Parliament Set to Approve Gulf Energy Deal for Turkana Oil Extraction
Parliament to review and ratify the Field Development Plan for the Turkana oil project. Gulf Energy E&P B.V. to take over full development and extraction operations.
Kenya is set to move closer to commercial petroleum production as Parliament prepares to approve a deal allowing Gulf Energy E&P B.V. to begin oil and gas extraction in Turkana County.
Energy and Petroleum Cabinet Secretary Opiyo Wandayi confirmed that his ministry has already approved the Field Development Plan (FDP), terming the move a major milestone in operationalising Kenya’s oil resources.
“I have approved the Field Development Plan for the Turkana oil project submitted by Gulf Energy E&P B.V.,” said Wandayi during a tour of Turkana.
“Within 30 days, I will present the FDP to Parliament for ratification as required under Article 71 of the Constitution.”

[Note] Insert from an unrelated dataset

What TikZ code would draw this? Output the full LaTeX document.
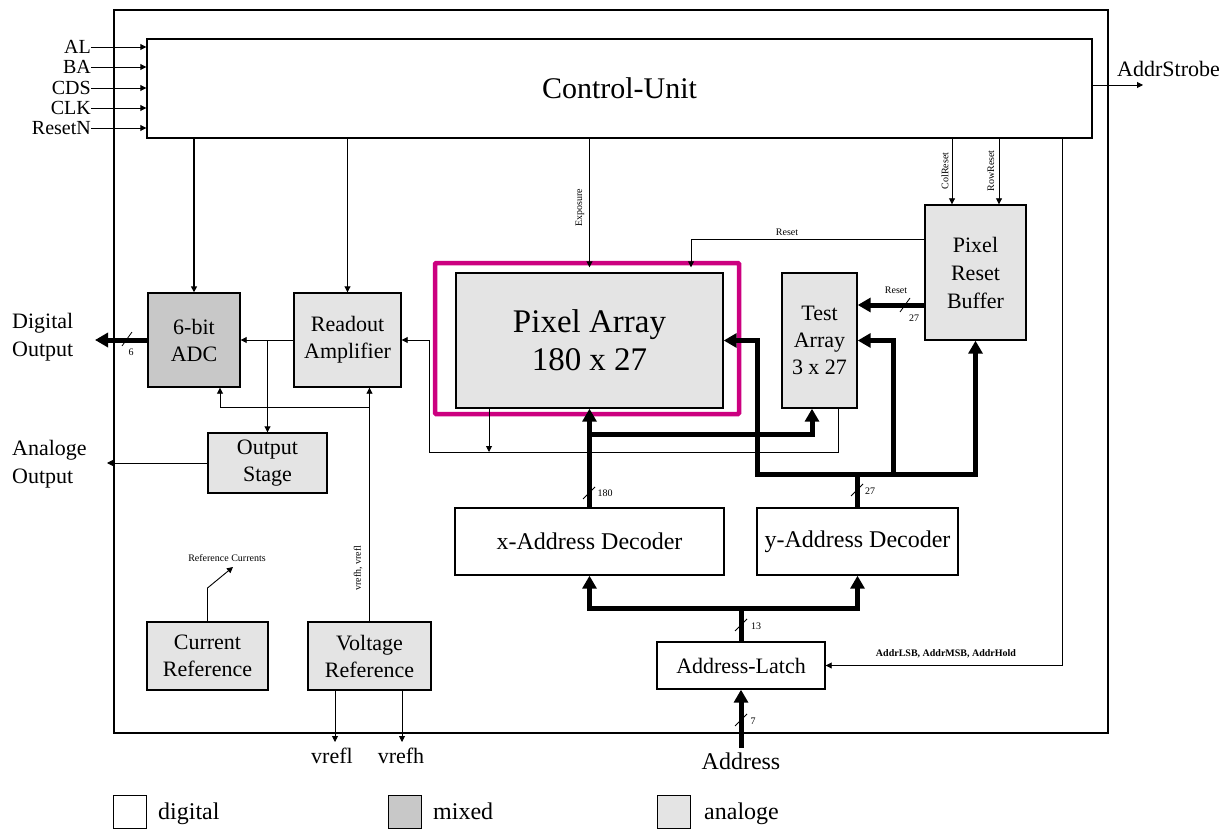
\documentclass[tikz,border=0pt]{standalone}
\usepackage{fontspec}
\setmainfont{Liberation Serif}
\usetikzlibrary{arrows.meta}
\definecolor{anagray}{RGB}{228,228,228}
\definecolor{mixgray}{RGB}{200,200,200}
\definecolor{magframe}{RGB}{204,0,128}
\begin{document}
\begin{tikzpicture}[x=1pt,y=-1pt,
  blk/.style={draw, line width=1.4pt, inner sep=0pt, align=center, font=\fontsize{22}{27}\selectfont},
  dig/.style={blk, fill=white},
  ana/.style={blk, fill=anagray},
  mix/.style={blk, fill=mixgray},
  sig/.style={line width=0.9pt, -{Triangle[length=6pt,width=6pt]}},
  busl/.style={line width=5pt},
  bus/.style={line width=5pt, -{Triangle[length=13pt,width=14pt]}},
  lbl/.style={font=\fontsize{22}{28}\selectfont, align=left, inner sep=0pt},
  inlbl/.style={font=\fontsize{20}{22}\selectfont, inner sep=0pt, anchor=east},
  tiny/.style={font=\fontsize{10}{11}\selectfont, inner sep=0pt},
  slash/.style={line width=0.8pt},
  legbox/.style={draw, line width=1pt, minimum width=33pt, minimum height=33pt, inner sep=0pt},
  legtxt/.style={lbl, anchor=base west, font=\fontsize{24}{28}\selectfont},
]
\useasboundingbox[fill=white] (0,0) rectangle (1228,829);

% outer chip border
\draw[line width=1.6pt] (114,10) rectangle (1108,733);

% blocks
\node[dig, minimum width=945pt, minimum height=99pt, font=\fontsize{30}{34}\selectfont] (ctrl) at (619.5,88.5) {Control-Unit};
\node[mix, minimum width=92pt, minimum height=94pt] (adc) at (194,340) {6-bit\\ADC};
\node[ana, minimum width=107pt, minimum height=94pt] (ra) at (347.5,340) {Readout\\Amplifier};
\node[ana, minimum width=267pt, minimum height=135pt, font=\fontsize{33}{38}\selectfont] (pixel) at (589.5,340.5) {Pixel Array\\180 x 27};
\draw[magframe, line width=4.5pt, rounded corners=1pt] (435,263) rectangle (739,414);
\node[ana, minimum width=75pt, minimum height=135pt] (test) at (819.5,340.5) {Test\\Array\\3 x 27};
\node[ana, minimum width=101pt, minimum height=135pt, font=\fontsize{22}{28}\selectfont] (prb) at (975.5,272.5) {Pixel\\Reset\\Buffer};
\node[ana, minimum width=119pt, minimum height=60pt] (os) at (267.5,463) {Output\\Stage};
\node[dig, minimum width=269pt, minimum height=67pt, font=\fontsize{24}{28}\selectfont] (xdec) at (589.5,541.5) {x-Address Decoder};
\node[dig, minimum width=201pt, minimum height=67pt, font=\fontsize{24}{28}\selectfont] (ydec) at (857.5,541.5) {y-Address Decoder};
\node[ana, minimum width=121pt, minimum height=68pt] (cref) at (207.5,656) {Current\\Reference};
\node[ana, minimum width=123pt, minimum height=68pt] (vref) at (369.5,656) {Voltage\\Reference};
\node[dig, minimum width=168pt, minimum height=47pt] (latch) at (741,665.5) {Address-Latch};

% control inputs
\node[inlbl] (lAL) at (91,47) {AL};
\node[inlbl] (lBA) at (91,67) {BA};
\node[inlbl] (lCDS) at (91,88) {CDS};
\node[inlbl] (lCLK) at (91,108) {CLK};
\node[inlbl] (lRes) at (91,128) {ResetN};
\foreach \n in {lAL,lBA,lCDS,lCLK,lRes}
  \draw[sig] (\n.east) -- (\n.east -| ctrl.west);

% AddrStrobe
\coordinate (as) at (1143,85);
\draw[sig] (ctrl.east |- as) -- (as);
\node[lbl, anchor=base west] (las) at (1117,77) {AddrStrobe};

% control outputs
\draw[sig, line width=1.5pt] (ctrl.south -| adc.north) -- (adc.north);
\draw[sig] (ctrl.south -| ra.north) -- (ra.north);
\draw[sig] (ctrl.south -| pixel.north) -- ([yshift=5pt]pixel.north);
\node[tiny, rotate=90] (lexp) at (580,208) {Exposure};
\draw[sig] (ctrl.south -| 952,0) -- (prb.north -| 952,0);
\node[tiny, rotate=90] (lcol) at (945,171) {ColReset};
\draw[sig] (ctrl.south -| 999,0) -- (prb.north -| 999,0);
\node[tiny, rotate=90] (lrow) at (991,171) {RowReset};
\draw[sig] (ctrl.south -| 1062,0) |- (latch.east);
\node[tiny, font=\fontsize{10}{11}\selectfont\bfseries] (laddr) at (946,654) {AddrLSB, AddrMSB, AddrHold};

% pixel reset
\draw[sig] (prb.west |- 0,239) -| ([xshift=101.5pt,yshift=5pt]pixel.north);
\node[tiny] (lrst1) at (787,232) {Reset};
\draw[bus] (prb.west |- 0,305) -- (test.east |- 0,305);
\node[tiny] (lrst2) at (896,290) {Reset};
\draw[slash] (900,312) -- (910,298);
\node[tiny] (l27a) at (914,318) {27};

% y bus
\coordinate (ya) at (757,474);
\draw[busl] (ydec.north) -- (ydec.north |- ya);
\draw[busl, line cap=rect] (ya) -- (prb.south |- ya);
\draw[bus] (ya) |- (pixel.east);
\draw[bus] (893,474) |- (test.east);
\draw[bus] (prb.south |- ya) -- (prb.south);
\draw[slash] (851,496) -- (863,484);
\node[tiny] (l27b) at (870,491) {27};

% x bus
\draw[bus] (xdec.north) -- (pixel.south);
\draw[bus] (xdec.north |- 0,434) -| ([xshift=-7.5pt]test.south);
\draw[slash] (583,499) -- (595,487);
\node[tiny] (l180) at (605,493) {180};

% analog readout net
\coordinate (tj) at (489,452);
\draw[sig] ([xshift=-100.5pt]pixel.south) -- (tj);
\draw[sig] ([xshift=18.5pt]test.south) |- (429,452) |- (ra.east);
\draw[sig] (ra.west) -- (adc.east);
\draw[sig] (ra.west -| os.north) -- (os.north);

% voltage reference
\draw[sig] (vref.north) -- (vref.north |- ra.south);
\draw[sig] (vref.north |- 0,407) -| ([xshift=26pt]adc.south);
\node[tiny, rotate=90] (lvr) at (358,568) {vrefh, vrefl};
\coordinate (vl) at (335,742);
\coordinate (vh) at (402,742);
\draw[sig] (vref.south -| vl) -- (vl);
\draw[sig] (vref.south -| vh) -- (vh);
\node[lbl, anchor=north] (lvl) at (332,748) {vrefl};
\node[lbl, anchor=north] (lvh) at (401,748) {vrefh};

% current reference
\coordinate (cr1) at (207.5,588);
\coordinate (cr2) at (233,567);
\draw[sig] (cref.north) -- (cr1) -- (cr2);
\node[tiny] (lrc) at (227,558) {Reference Currents};

% outputs
\coordinate (do) at (95,340);
\draw[bus] (adc.west) -- (do);
\draw[slash] (122,346) -- (132,332);
\node[tiny] (l6) at (131,352) {6};
\node[lbl, anchor=west] (ldo) at (12,337) {Digital\\Output};
\coordinate (ao) at (107,463);
\draw[sig] (os.west) -- (ao);
\node[lbl, anchor=west] (lao) at (12,464) {Analoge\\Output};

% address
\coordinate (ad) at (741,748);
\draw[bus] (ad) -- (latch.south);
\draw[slash] (735,726) -- (747,714);
\node[tiny] (l7) at (753,721) {7};
\node[lbl, anchor=north, font=\fontsize{24}{28}\selectfont] (lad) at (741,753) {Address};
\coordinate (la) at (741,608);
\draw[busl] (latch.north) -- (la);
\draw[bus] (la) -| (xdec.south);
\draw[bus] (la) -| (ydec.south);
\draw[slash] (735,631) -- (747,619);
\node[tiny] (l13) at (756,626) {13};

% legend
\node[legbox, fill=white] (lg1) at (129.5,811.5) {};
\node[legtxt] (lgt1) at (158,819) {digital};
\node[legbox, fill=mixgray] (lg2) at (404.5,811.5) {};
\node[legtxt] (lgt2) at (433,819) {mixed};
\node[legbox, fill=anagray] (lg3) at (674,811.5) {};
\node[legtxt] (lgt3) at (704,819) {analoge};
\end{tikzpicture}
\end{document}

The development follows the recent sale of Tullow Oil Plc’s entire Kenyan interest to Auron Energy E&P Limited, an affiliate of Gulf Energy.

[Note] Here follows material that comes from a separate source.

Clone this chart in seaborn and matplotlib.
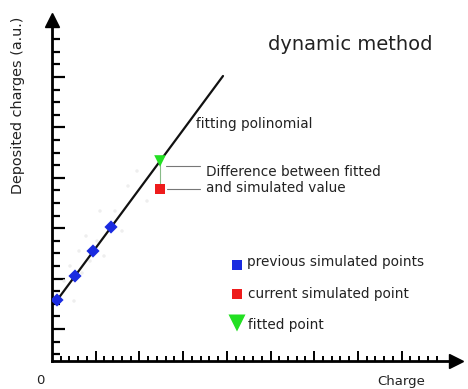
import numpy as np
import pandas as pd
import matplotlib
matplotlib.use("Agg")
import matplotlib.pyplot as plt
import seaborn as sns

# ---- data (schematic units) ----
prev_x = [5, 23, 41, 59]
prev_y = [61, 85, 110, 134]
fit_x = [3, 171]
fit_y = [58, 285]
fitted_x = [108]
fitted_y = [200]
current_x = [108]
current_y = [172]
cloud_x = [12, 18, 22, 27, 30, 34, 38, 45, 48, 52, 63, 70, 76, 85, 95]
cloud_y = [80, 95, 60, 110, 88, 125, 100, 120, 150, 105, 150, 130, 175, 190, 160]
legend_labels = ["previous simulated points", "current simulated point", "fitted point"]

sns.set_style("white")
plt.rcParams['font.family'] = ['DejaVu Sans']

W, H = 468, 389
fig = plt.figure(figsize=(W / 100, H / 100), dpi=100)
L, R, T, B = 52, 456, 20, 361
ax = fig.add_axes([L / W, (H - B) / H, (R - L) / W, (B - T) / H])
ax.set_xlim(0, R - L)
ax.set_ylim(0, B - T)

for s in ["top", "right"]:
    ax.spines[s].set_visible(False)
for s in ["left", "bottom"]:
    ax.spines[s].set_linewidth(2)
    ax.spines[s].set_color("black")

# ticks
ax.set_yticks([32 + 50.4 * k for k in range(6)])
ax.set_yticks([6.8 + 12.6 * k for k in range(26)], minor=True)
ax.set_xticks([43.7 * k for k in range(1, 9)])
ax.set_xticks([8.74 * k for k in range(1, 45)], minor=True)
ax.set_xticklabels([])
ax.set_yticklabels([])
ax.tick_params(axis="y", which="major", direction="in", length=9, width=1.6, left=True, color="black")
ax.tick_params(axis="y", which="minor", direction="in", length=5.5, width=1.6, left=True, color="black")
ax.tick_params(axis="x", which="major", direction="in", length=7, width=1.4, bottom=True, color="black")
ax.tick_params(axis="x", which="minor", direction="in", length=3.5, width=1.4, bottom=True, color="black")

# arrow heads
ax.plot(1, 0, marker=">", color="black", markersize=10, transform=ax.transAxes, clip_on=False)
ax.plot(0, 1, marker="^", color="black", markersize=10, transform=ax.transAxes, clip_on=False)

# faint cloud
sns.scatterplot(x=cloud_x, y=cloud_y, ax=ax, color="#eeeeee", s=6, edgecolor="none", legend=False)

# fitting line
sns.lineplot(x=fit_x, y=fit_y, ax=ax, color="#111111", linewidth=1.6, legend=False)

# previous points
sns.scatterplot(x=prev_x, y=prev_y, ax=ax, color="#1a2be0", marker="D", s=45, edgecolor="none", legend=False, zorder=5)

# difference connector
ax.plot([fitted_x[0], current_x[0]], [fitted_y[0], current_y[0]], color="#88bb88", lw=0.8, zorder=3)
ax.plot([fitted_x[0] + 6, 148], [fitted_y[0] - 5, fitted_y[0] - 5], color="#777777", lw=0.8)
ax.plot([current_x[0] + 7, 148], [current_y[0], current_y[0]], color="#777777", lw=0.8)

sns.scatterplot(x=current_x, y=current_y, ax=ax, color="#ee1c1c", marker="s", s=55, edgecolor="none", legend=False, zorder=5)
sns.scatterplot(x=fitted_x, y=fitted_y, ax=ax, color="#22e022", marker="v", s=70, edgecolor="none", legend=False, zorder=6)

# texts
fs = 9.8
tc = "#222222"
ax.text(298, 317, "dynamic method", fontsize=14, ha="center", va="center", color=tc)
ax.text(144, 237, "fitting polinomial", fontsize=fs, ha="left", va="center", color=tc)
ax.text(154, 189, "Difference between fitted", fontsize=fs, ha="left", va="center", color=tc)
ax.text(154, 173, "and simulated value", fontsize=fs, ha="left", va="center", color=tc)

# pseudo legend
lx = [185, 185, 185]
ly = [96, 67, 38]
ax.scatter([lx[0]], [ly[0]], color="#1a2be0", marker="s", s=50, edgecolor="none", clip_on=False)
ax.scatter([lx[1]], [ly[1]], color="#ee1c1c", marker="s", s=50, edgecolor="none", clip_on=False)
ax.scatter([lx[2]], [ly[2]], color="#22e022", marker="v", s=150, edgecolor="none", clip_on=False)
ax.text(195, 99, legend_labels[0], fontsize=fs, ha="left", va="center", color=tc)
ax.text(196, 67, legend_labels[1], fontsize=fs, ha="left", va="center", color=tc)
ax.text(196, 36, legend_labels[2], fontsize=fs, ha="left", va="center", color=tc)

ax.text(-12, -20, "0", fontsize=9.5, ha="center", va="center", clip_on=False, color=tc)
ax.text(349, -20, "Charge", fontsize=9.5, ha="center", va="center", clip_on=False, color=tc)
ax.text(-34, 256, "Deposited charges (a.u.)", fontsize=10.4, ha="center", va="center", rotation=90, clip_on=False, color=tc)

fig.savefig("out.png", dpi=100)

Tullow confirmed receiving the first $40 million instalment under the agreement signed in July 2025. Two further payments of $40 million each are expected in 2026 and 2028.
The UK-based company will retain royalty rights and a 30% no-cost back-in option should the project enter future phases.
Kenya’s oil project has faced prolonged delays due to commercial, infrastructural, and logistical hurdles. The Gulf Energy takeover is expected to accelerate field development and resolve past bottlenecks.
If Parliament ratifies the FDP, Turkana will move closer to becoming a key contributor to Kenya’s energy sector and crude export market.